Vodafone masts float could raise €2.8bn
Vodafone’s planned initial public offering of its mobile masts business Vantage Towers later this month could raise some €2.8bn (£2.4bn). Bank of America, Morgan Stanley and UBS are to act as joint global coordinators on the float, with Barclays, Berenberg, BNP Paribas, Deutsche Bank, Goldman Sachs and Jefferies to act as joint bookrunners.
Video game firm sets record with Aim listing
Seattle-based video game company Tinybuild has become the largest ever US firm to list on the Alternative Investment Market, having raised gross proceeds of £154m from an oversubscribed listing after placing new and existing shares at 169p per share.
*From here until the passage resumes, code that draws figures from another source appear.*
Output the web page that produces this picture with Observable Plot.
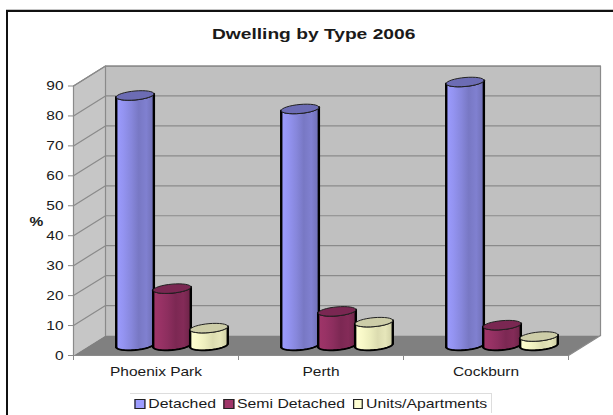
<!DOCTYPE html>
<html>
<head>
<meta charset="utf-8">
<script src="https://cdn.jsdelivr.net/npm/d3@7"></script>
<script src="https://cdn.jsdelivr.net/npm/@observablehq/plot@0.6"></script>
<style>
  html, body { margin: 0; padding: 0; background: #fff; width: 613px; height: 415px; overflow: hidden; }
  body { position: relative; font-family: "Liberation Sans", Arial, sans-serif; color: #1a1a1a; }
  #frame { position: absolute; left: 6px; top: 10px; width: 607px; height: 405px; border-left: 2px solid #111; border-top: 2px solid #111; box-shadow: 0 -1px 0 #c4c4c4; box-sizing: border-box; }
  #title { position: absolute; left: 1px; top: 0; width: 625px; height: 50px; line-height: 67px; text-align: center; font-weight: bold; font-size: 15px; transform: scaleX(1.28); transform-origin: 312px 0; }
  #chart { position: absolute; left: 0; top: 50px; }
  #legendBox { position: absolute; left: 130px; top: 393px; width: 362px; height: 20px; border-top: 1px solid #ddd; border-right: 1px solid #ddd; box-sizing: border-box; }
  #legend { position: absolute; left: 130px; top: 394px; width: 362px; height: 19px; display: flex; align-items: center; justify-content: center; gap: 6px; font-size: 12.8px; white-space: nowrap; transform: scaleX(1.235); }
  #legend i { display: inline-block; width: 6.5px; height: 7.5px; border: 1px solid #222; margin-right: 2.5px; vertical-align: -0.5px; }
</style>
</head>
<body>
<div id="frame"></div>
<div id="title">Dwelling by Type 2006</div>
<div id="chart"></div>
<div id="legendBox"></div>
<div id="legend"></div>
<script>
const categories = ["Phoenix Park", "Perth", "Cockburn"];
const seriesNames = ["Detached", "Semi Detached", "Units/Apartments"];
const detached = [83.5, 79, 88];
const semiDetached = [19, 11.4, 6.8];
const units = [5.8, 7.8, 3];
const yTicks = [0, 10, 20, 30, 40, 50, 60, 70, 80, 90];

const sideColors = [
  ["#9c9cff", "#9393f0", "#8787dc", "#7878c4", "#8080d0", "#6f6fb4"],
  ["#a03569", "#983265", "#8c2e5e", "#7c2853", "#842b58", "#6c2448"],
  ["#ffffd2", "#f8f8c8", "#ecedbd", "#dcdcb0", "#e6e6ba", "#cfcfa4"]
];
const capColors = ["#6c6cb4", "#7a2752", "#cdcda8"];

// The box recedes by this much: one step of depth in category and value units.
const depthX = 0.194;
const depthY = 6.67;
const at = (c, d, v) => ({c: c + depthX * d, v: v + depthY * d});

// Cylinder footprint, in the same units.
const radiusX = 0.114;
const radiusY = 1.5;
const tilt = 0.55;
const seriesOffset = [-0.224, 0, 0.224];

function rim(c, v, from, to, n = 16) {
  return d3.range(n + 1).map((i) => {
    const a = n ? from + (to - from) * i / n : from;
    return {c: c + radiusX * Math.cos(a), v: v + radiusY * Math.sin(a) + tilt * Math.cos(a)};
  });
}

const columns = categories.flatMap((name, i) =>
  [detached[i], semiDetached[i], units[i]].map((value, s) => ({
    s, value, c: i + 0.5 + depthX / 2 + seriesOffset[s]
  }))
);

const wallBack = [at(0, 1, 0), at(3, 1, 0), at(3, 1, 90), at(0, 1, 90)];
const wallSide = [at(0, 0, 0), at(0, 1, 0), at(0, 1, 90), at(0, 0, 90)];
const floor = [at(0, 0, 0), at(3, 0, 0), at(3, 1, 0), at(0, 1, 0)];

const polygon = (pts, fill, stroke = "none", strokeWidth = 1) =>
  Plot.line(pts, {x: "c", y: "v", fill, stroke, strokeWidth, curve: "linear-closed"});

// Labels run wide, so each text is stretched about its own anchor.
const stretch = (index, scales, values, dims, context, next) => {
  const g = next(index, scales, values, dims, context);
  d3.select(g).selectAll("text").attr("transform", function () {
    return `${this.getAttribute("transform") || ""} scale(1.21,1)`;
  });
  return g;
};

// Horizontal shading on the cylinder walls, one gradient per series.
const gradients = () => {
  const defs = d3.create("svg:defs");
  sideColors.forEach((stops, s) => {
    const g = defs.append("linearGradient").attr("id", `side${s}`);
    stops.forEach((color, k) => g.append("stop").attr("offset", k / (stops.length - 1)).attr("stop-color", color));
  });
  return defs.node();
};

const columnMarks = columns.flatMap(({s, value, c}) => {
  const base = depthY / 2;
  const top = value + base;
  const front = [...rim(c, base, Math.PI, 2 * Math.PI), ...rim(c, top, 0, -Math.PI)];
  const leftEdge = [rim(c, base, Math.PI, Math.PI, 0)[0], rim(c, top, Math.PI, Math.PI, 0)[0]];
  const rightEdge = [rim(c, base, 0, 0, 0)[0], rim(c, top, 0, 0, 0)[0]];
  return [
    polygon(front, `url(#side${s})`, "#000", 1),
    Plot.line(leftEdge, {x: "c", y: "v", stroke: "#000", strokeWidth: 2.4}),
    Plot.line(rightEdge, {x: "c", y: "v", stroke: "#000", strokeWidth: 2.4}),
    Plot.line(rim(c, base, Math.PI, 2 * Math.PI), {x: "c", y: "v", stroke: "#000", strokeWidth: 1.8}),
    polygon(rim(c, top, 0, 2 * Math.PI, 32), capColors[s], "#222", 1)
  ];
});

const chart = Plot.plot({
  width: 613,
  height: 335,
  margin: 0,
  style: {background: "none", overflow: "visible", fontFamily: "'Liberation Sans', Arial, sans-serif", color: "#1a1a1a"},
  x: {type: "linear", domain: [0, 3], range: [73, 568]},
  y: {type: "linear", domain: [0, 90], range: [305, 35.5]},
  marks: [
    gradients,
    polygon(wallSide, "#c6c6c6"),
    polygon(wallBack, "#c0c0c0"),
    polygon(floor, "#808080"),
    yTicks.map((t) => Plot.line([at(0, 0, t), at(0, 1, t), at(3, 1, t)], {x: "c", y: "v", stroke: "#8a8a8a", strokeWidth: t ? 1.2 : 0})),
    Plot.line([at(0, 0, 90), at(0, 1, 90), at(3, 1, 90), at(3, 1, 0)], {x: "c", y: "v", stroke: "#8a8a8a", strokeWidth: 1.2}),
    Plot.line([at(0, 1, 90), at(0, 1, 0)], {x: "c", y: "v", stroke: "#8a8a8a", strokeWidth: 1.2}),
    Plot.line([at(0, 0, 90), at(0, 0, 0), at(3, 0, 0), at(3, 1, 0)], {x: "c", y: "v", stroke: "#8a8a8a", strokeWidth: 1.2}),
    columnMarks,
    Plot.axisY({ticks: yTicks, tickSize: 5, tickPadding: 5, tickFormat: String, fontSize: 12.8, label: null, anchor: "left", x: 0, stroke: "#8a8a8a", fill: "#1a1a1a", render: stretch}),
    Plot.axisX({ticks: [0, 1, 2, 3], tickSize: 5, tickFormat: () => "", label: null, anchor: "bottom", y: 0, stroke: "#8a8a8a"}),
    Plot.text(categories, {x: (d, i) => i + 0.5, y: () => 0, dy: 16, text: (d) => d, fontSize: 12.8, fill: "#1a1a1a", render: stretch}),
    Plot.text(["%"], {x: () => 0, y: () => 44.5, dx: -37, text: (d) => d, fontSize: 12.8, fontWeight: "bold", fill: "#1a1a1a", render: stretch})
  ]
});
document.getElementById("chart").append(chart);

const legend = document.getElementById("legend");
seriesNames.forEach((name, s) => {
  const item = document.createElement("span");
  const swatch = document.createElement("i");
  swatch.style.background = sideColors[s][0];
  item.append(swatch, name);
  legend.append(item);
});
</script>
</body>
</html>
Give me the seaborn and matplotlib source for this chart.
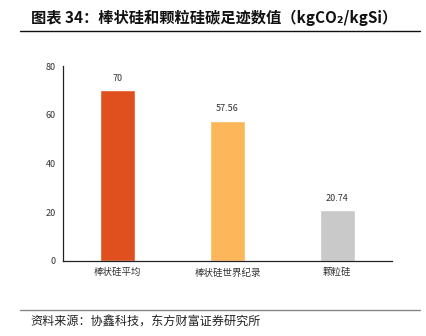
import matplotlib
matplotlib.use("Agg")
import matplotlib.pyplot as plt
import seaborn as sns
import pandas as pd

categories = ["棒状硅平均", "棒状硅世界纪录", "颗粒硅"]
values = [70, 57.56, 20.74]
value_labels = ["70", "57.56", "20.74"]
colors = ["#E0501E", "#FDB75A", "#C9C9C9"]
yticks = [0, 20, 40, 60, 80]

sns.set_theme(style="white")
plt.rcParams['font.family'] = ['Noto Sans CJK SC', 'DejaVu Sans']

df = pd.DataFrame({"cat": categories, "val": values})

fig = plt.figure(figsize=(4.27, 3.36), dpi=100)
ax = fig.add_axes([63/427, 1-261/336, (392-63)/427, (261-66)/336])
sns.barplot(data=df, x="cat", y="val", hue="cat", palette=colors, legend=False,
            width=0.32, ax=ax, saturation=1)
ax.set_xlim(-0.5, 2.5)
ax.set_ylim(0, 80)
ax.set_yticks(yticks)
ax.set_xlabel("")
ax.set_ylabel("")
ax.set_xticks([0.5, 1.5, 2.5])
ax.set_xticklabels([])
ax.set_xticks([0, 1, 2], minor=True)
ax.set_xticklabels(categories, minor=True, fontsize=6.8, color="#333333")
ax.tick_params(axis="x", which="major", length=3, width=0.8, direction="out", color="#333333")
ax.tick_params(axis="x", which="minor", length=0, pad=5)
ax.tick_params(axis="y", length=3, width=0.8, direction="out", labelsize=6.5, labelcolor="#333333", color="#333333", pad=2)
for s in ["top", "right"]:
    ax.spines[s].set_visible(False)
for s in ["left", "bottom"]:
    ax.spines[s].set_color("#222222")
    ax.spines[s].set_linewidth(0.9)

for i, (v, lab) in enumerate(zip(values, value_labels)):
    ax.text(i, v + 3, lab, ha="center", va="bottom", fontsize=6.5, color="#333333")

fig.text(31/427, 1-18/336, "图表 34：棒状硅和颗粒硅碳足迹数值（kgCO₂/kgSi）", fontsize=11,
         fontweight="bold", va="center", ha="left", color="#111111")
fig.add_artist(plt.Line2D([20/427, 420/427], [1-31/336, 1-31/336], color="#111111", linewidth=1.0))
fig.add_artist(plt.Line2D([20/427, 420/427], [1-310/336, 1-310/336], color="#888888", linewidth=1.0))
fig.text(30/427, 1-322/336, "资料来源：协鑫科技，东方财富证券研究所", fontsize=8.7, va="center", ha="left", color="#222222")

fig.savefig("out.png", dpi=100)
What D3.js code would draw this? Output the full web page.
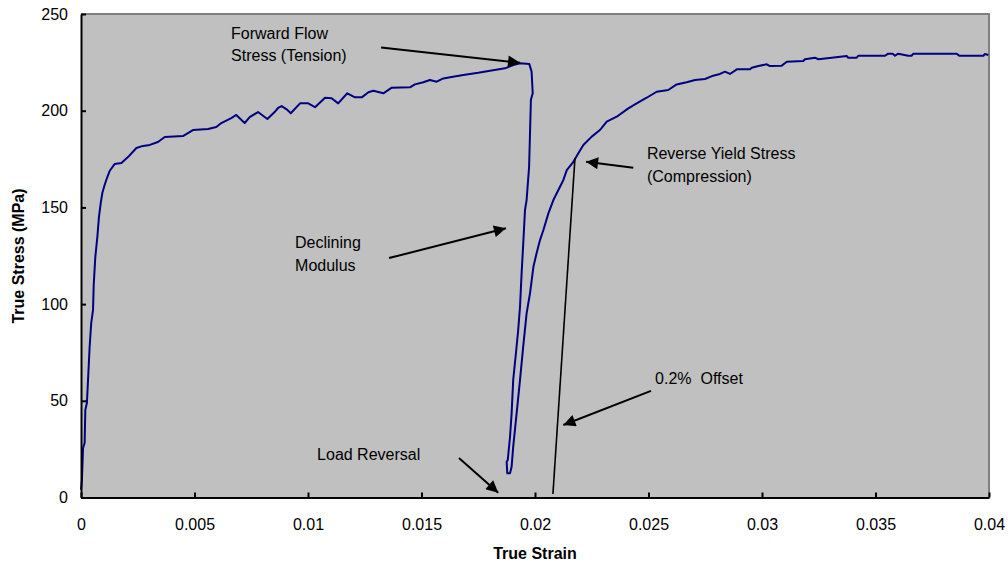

CapCo sees Covent Garden estate value decline 27%
Capital & Counties’ Covent Garden estate saw its value fall by £692m last year. Chief executive Ian Hawksworth remarked: “There is a lot of optimism about the opportunity to take part in London’s recovery, and demand is beginning to grow from occupiers. We are optimistic that the enduring appeal of Covent Garden will drive a recovery of footfall and trade over the course of this year and next.”
Kingfisher to build-up DIY chain in Middle East
B&Q owner Kingfisher has announced plans to expand the DIY chain to the Middle East. Kingfisher said it had signed a franchise agreement with the Al-Futtaim Group, with the first Middle East stores to launch in Saudi Arabia. The first two 50,000 sq ft sites will open in autumn this year and will operate under the B&Q banner, with Al-Futtiam Group workers employed to run the in-store and support office functions.
OECD predicts UK GDP will rise 5.1% this year
UK GDP is now forecast to increase 5.1% this year and 4.7% in 2022, according to the Organisation for Economic Cooperation and Development (OECD). It said the recovery from the pandemic has been “faster than expected”, with global GDP now expected to grow 5.6% in 2021, up from a previous forecast of 4.2%. The OECD also said a stimulus bill from the US would also provide a boost to the country’s trading partners. But the Telegraph’s Ambrose Evans Pritchard says Joe Biden’s $1.9trn injection will run out of fizz after three months leaving the US economy looking at a short-term boom in the rear-view mirror.